The upper superstructure is of course another brand new part. Fitted with two cupola's, each of which has clear parts for the periscopes, plus separate hatch with extremely fine casting numbers embossed onto their surfaces, and there's a circular skate ring that mounts a .50 cal machine gun, around the rearmost cupola. Each of the two large air intakes areas on the engine deck at the rear is supplied with a large solid armoured cover. The main gun is supplied with a turned aluminium barrel, just over 13 centimetres long, and the large double muzzle brake at the end is supplied as one large slide moulded part. The gun barrel fit's into the large dome-shaped mantlet...and it's fixed in such a way that it remains free to elevate or depress. There's no inside detail whatsoever provided for the vehicle, and that includes the breech...of which there isn't one. :)

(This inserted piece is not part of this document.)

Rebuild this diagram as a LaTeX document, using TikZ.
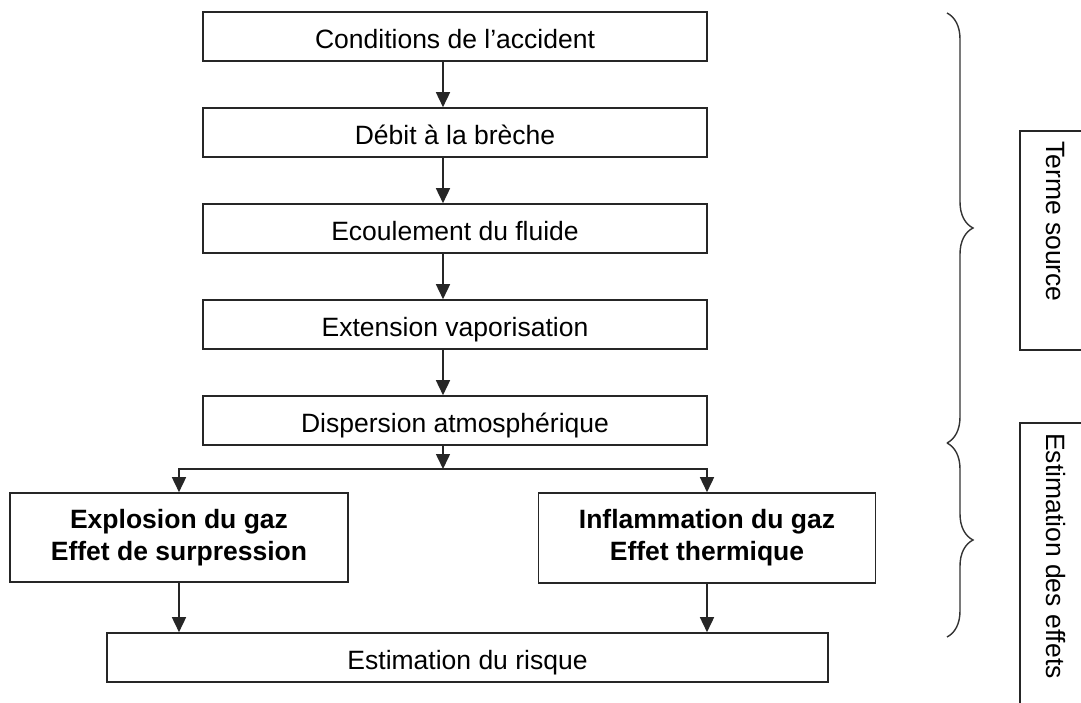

The tracks supplied with the kit are of the T-80 steel chevron type. We're
supplied with eight lengths moulded from their DS 100 vinyl, the idea being
to join two lengths together to make up one track, of which you'll need four
of course. They're actually quite nice, the only not so nice part being the
injection moulded guide horns supplied on four small sprues. Take 'em off, clean
'em up, stick 'em on. Then do it all again. And there was I thinking the suspension
bogies were a bit tedious. Lastly, the two winch assemblies are fixed into place,
the position of which isn't fixed, since apparently they were able to be moved
between different point on the upper hull. Show on the instructions is the option
of having each of the outer track assemblies detached and in towing mode, although
according to the one photograph I've seen of them in this position, each of
the upper track runs should be boxed in, rather than left open as in the depiction
on the instructions.
There are decals included, although these just consist of minimal marking as for the prototype shown in the scans below.
There are some pretty tiresome, tedious, repetitive tasks that are going to have to be undertaken when building this one...but it's just so unusual that I still really, really want to build one! Superb moulding, fantastic detail, and a really imposing size. Recommended.